L'Aquila, denunce e tradimenti: il vescovo indaga su don Vito
Il cerimoniere rischia la sospensione dopo la sentenza che certifica la relazione con una donna sposata
L’AQUILA. Un dossier sul prete che ha rovinato un matrimonio. «Sto valutando la situazione con attenzione e prudenza e dopo comunicherò quello che si riterrà opportuno dire sulla questione». Questo il pensiero dell’arcivescovo metropolita Giuseppe Petrocchi, che attraverso il suo portavoce don Claudio Tracanna fa sapere che lo spinoso caso di don Vito è sul suo tavolo. Nel dossier è vagliata la posizione del sacerdote bergamasco fin dal suo arrivo da Roma, portato dall’ex ausiliare Giovanni D’Ercole, ora vescovo di Ascoli. Don Vito Isacchi, il parroco nel ciclone, non ha poi seguito D’Ercole nel suo nuovo incarico. E la motivazione non si conosce. Sta di fatto che i fedeli, che nulla sapevano di questa storia, sono rimasti interdetti.
IL PRECEDENTE. Qualcosa di simile è avvenuto in provincia di Messina un paio di anni fa quando c’è stata una love story tra un prete veneziano e una parrocchiana. Il sacerdote fu convocato dall’arcivescovo messinese che decise di trasferire altrove il religioso per motivi di opportunità. E, per analogia, la stessa sorte potrebbe capitare al sacerdote della diocesi aquilana.
IL MARITO TRADITO. Del resto sono gli stessi legali del marito, la cui moglie ha avuto la relazione extraconiugale, a chiedere provvedimenti a carico del presbitero.

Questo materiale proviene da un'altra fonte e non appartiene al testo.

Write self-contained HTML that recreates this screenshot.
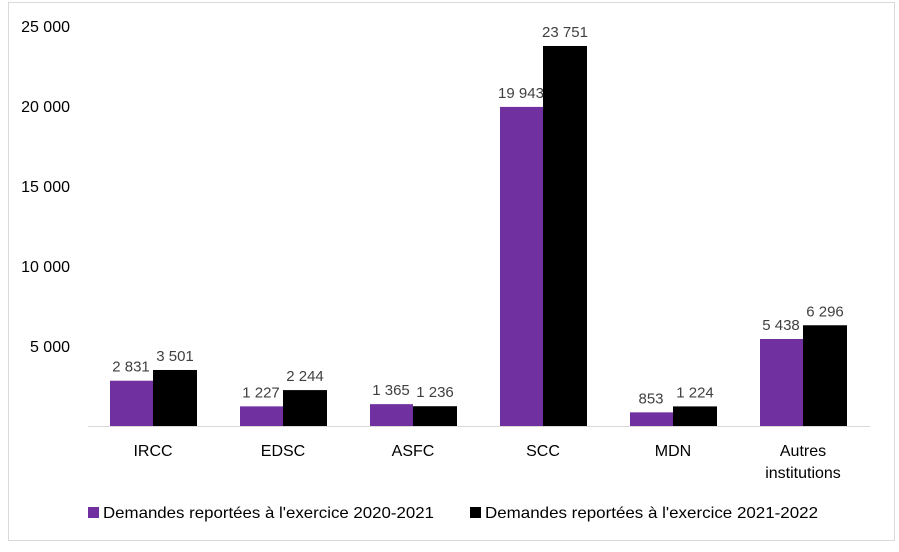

Infatti gli avvocati Daniele Di Nunzio e Giuseppe Di Nardo hanno manifestato l’intenzione di inviare una lettera alla Curia aquilana dopo averla mandata anche a quella romana e alla Conferenza episcopale italiana senza avere alcuna risposta. Essi manifestano il loro disappunto per il fatto che il prete, a loro dire, pur nel rispetto della legge, ha chiesto al marito tradito il pagamento delle spese legali, comportamento che stride con il ruolo di pastore di anime. Inoltre si tratta di un uomo che nella diocesi aquilana riveste un ruolo importante, ma ora ha causato un forte imbarazzo negli ambienti curiali. Va ricordato che nella causa civile intentata dal marito tradito, don Vito è uscito indenne mentre la donna, che aveva l’obbligo di fedeltà in quanto sposata, è stata condannata a pagare 15mila euro di danni. Il giudice, comunque, ha fatto anche una precisazione sostenendo che non solo è stato violato l’obbligo di fedeltà, ma «la condotta è anche idonea a ledere l’onore e il decoro del marito consapevole che nell’ambiente sociale si parlava del tradimento della moglie». La causa, visto che nessuno ha fatto ricorso, è passata in giudicato.
INVESTIGATORI. Non era facile provare in un giudizio in tribunale l’effettiva e non saltuaria relazione tra don Vito e la sua ex parrocchiana. Per fare questo il marito si è avvalso anche del lavoro di investigatori privati che hanno “tanato” la coppia scattando delle fotografie che hanno fatto sì che i sospetti si tramutassero in certezze. Poi, sempre nell’ambito del procedimento civile che ha portato alla separazione, ci sono state molte testimonianze che hanno confermato come questo rapporto fosse noto e oggetto di commenti, anche sarcastici, non solo all’interno del gruppo parrocchiale di San Giustino a Roma, ma pure nel quartiere dove la famiglia viveva.
LA JENCA. Don Vito, tra i suoi incarichi, ha anche quello di rettore del santuario dedicato a Giovanni Paolo II, a San Pietro della Jenca. Al riguardo il presidente dell’associazione San Pietro della Jenca, Pasquale Corriere, non ha voluto rilasciare dichiarazioni sulla love story, ma ha mostrato disappunto per la sua scarsa presenza in quel luogo di culto.
BOCCA CUCITA. Vani i tentativi di sentire la versione dei fatti dallo stesso don Vito. Il sacerdote non ha risposto alle telefonate inoltrate al suo cellulare. E, visto come stanno le cose, forse ha ragione: mai come adesso per lui il “silenzio è d’oro”.